Booba, les réseaux sociaux et la guerre de l’information
On ne peut pas vivre, ni même dormir les oreilles bouchées. Les enfants de Gaza le savent.
Être vivant, c'est être en écho avec le monde qui nous entoure. C'est aujourd'hui la totalité du monde qui nous entoure. Le monde est notre entourage. Tout le monde. Car nous sommes connectés. Nous ne pouvons pas faire fi de ce qui se passe là-bas, quand nous sommes en paix ici. Les privilégiés qui vivent en paix et mangent plusieurs fois par jour ne peuvent avoir la conscience tranquille. Ils sont toujours impliqués. Qu'ils le veuillent ou non. Quand nous serons morts nous pourrons nous reposer. Vraiment en paix cette fois.
Pour autant, personne ne peut supporter toute la misère du monde.
Personne ne peut analyser toutes les causes de cette misère, incommensurable.

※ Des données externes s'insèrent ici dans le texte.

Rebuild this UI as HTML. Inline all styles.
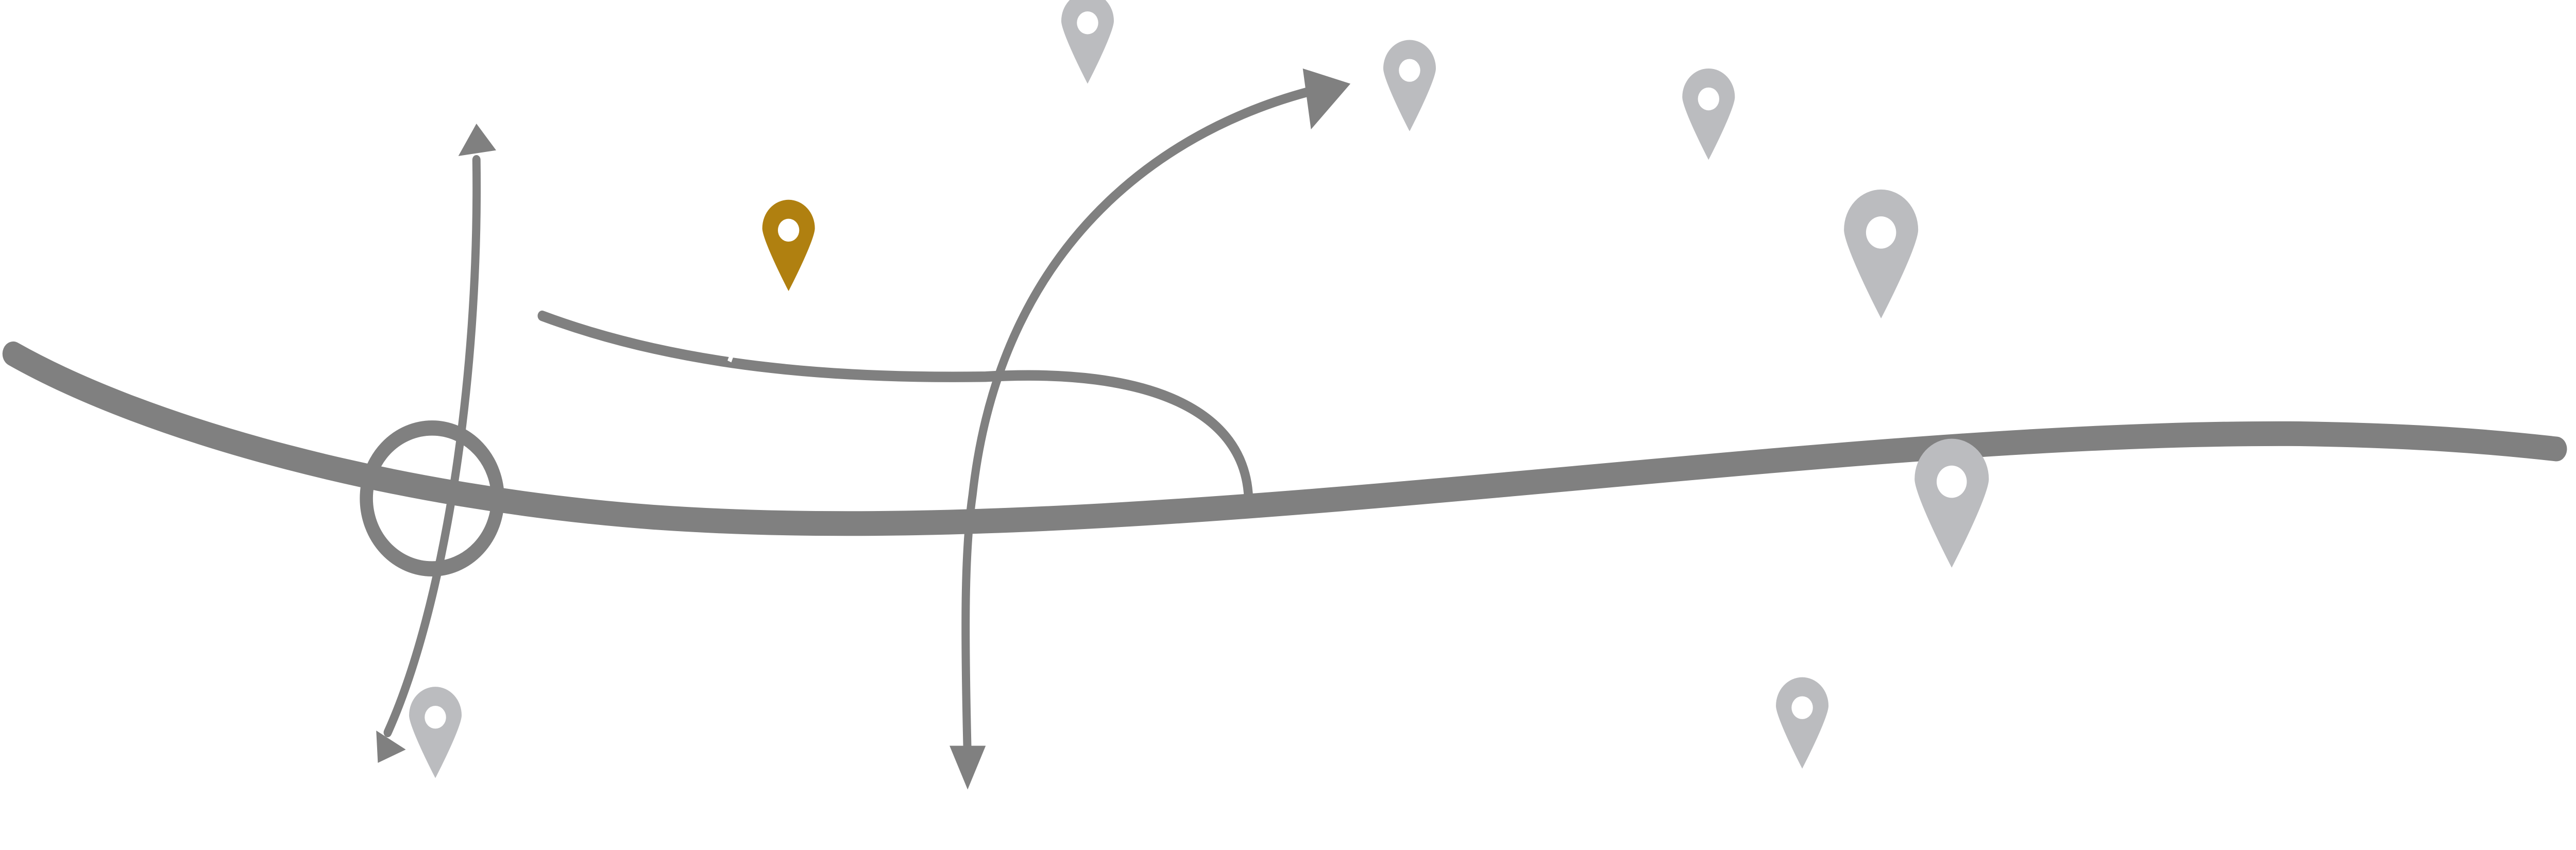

Notre indignation est toujours sélective mais on ne peut réprimander ceux qui s'indignent quand ils s'indignent par amour ou respect pour la vie.
En France, entre 1975 et 1999, peu de gens se sont intéressés au Timor oriental. Il y a quelques années, les mairies accrochaient des drapeaux tibétains à leurs mâts. Puis la mode est passée.
Autour du génocide rwandais, la confusion reste immense. Est-elle entretenue ? La France a t-elle une part de responsabilité ? Bien peu de gens ont un avis. Pire, trop peu s'indignent que la France ne dévoile pas toutes ses archives.
Pourquoi les massacres de Tsahal font-ils tant de bruit ? Israël est-il mal aimé des médias ? Ou bien l'antisémitisme européen séculaire se refait-il une santé au contact de l'islam, devenue seconde religion du « continent » autoproclamé ?
La réponse est facile, me semble t-il. La guerre en Palestine est plutôt simple à comprendre. Les lunettes classiques du colonialisme offrent une clef de lecture satisfaisante. Un peuple (épars au départ) est venu, brutalement, en chasser un autre, et tente depuis d'étendre son territoire et de réduire son « adversaire » en parti conquis et parqué, en parti chassé. La propagande du vainqueur s'occupe de déshumaniser le battu, un sous-homme.
Or, désormais le colonialisme n'a presque plus d'adeptes. On nous dit que la colonisation européenne est terminée depuis longtemps. La colonisation russe du Caucase et celle chinoise du Tibet se perdent dans le dédale des siècles lointains. La colonisation de la Palestine a elle une date de départ très précise. Le rôle de l'Europe (URSS comprise) et des Etats-Unis, a été considérable dans la création d'Israël. Depuis, jamais ils ne s'en sont dédits.
Il y aurait mille manifestations à faire par jour. Mille raison de s'indigner. On ne peut reprocher aux gens de protester, de vouloir corriger les énormités scandaleuses de la presse d'Etat ou celle capitaliste subventionnée. La bataille de l'information est une bataille stratégique qui met aux prises la logique verticale de l'oligarchie, avec celle, horizontale de la démocratie.
La question du savoir est une question politique. Condorcet a écrit :« Même sous la constitution la plus libre un peuple ignorant est esclave ».
Comment ceux qui sciemment ferment les yeux, se bouchent les oreilles, et se taisent peuvent-ils s'investir en donneurs de leçon ?
Booba, depuis ta tour d'ivoire ou ta piscine de biff, tu ferais bien de te taire. Car depuis longtemps l'opinion est devenu le nerf de la guerre.
Les réseaux sociaux sont devenus un contre-pouvoir, certes insatisfaisants. D'abord leur économie engendre des problèmes concrets, terrestres, localisés. Ensuite les rumeurs et informations inexactes, non-vérifiées, pullulent. Enfin ils continuent de ne pas peser lourd.
Surtout, nombre de sujets clefs n'émeuvent personne. C'est le cas du Franc CFA, qui tue aussi. Mais il le fait sans bruit et presque sans hommes armés, sans envoyés spéciaux affamés de sang.
Je parie que cet article attirera plus de lecteurs que mon précédent, intitulé : « Quelques points d'histoire du Franc CFA ».
Cela est significatif de la difficulté des réseaux sociaux comme des médias alternatifs à faire émerger de nouvelles problématiques, de nouveaux problèmes et de nouvelles solutions.
Pour le moment la culture du zapping et de l'indignation, la fragilisation de la lecture et l'ère du commentaire dominent les réseaux sociaux et même des espaces comme Agoravox.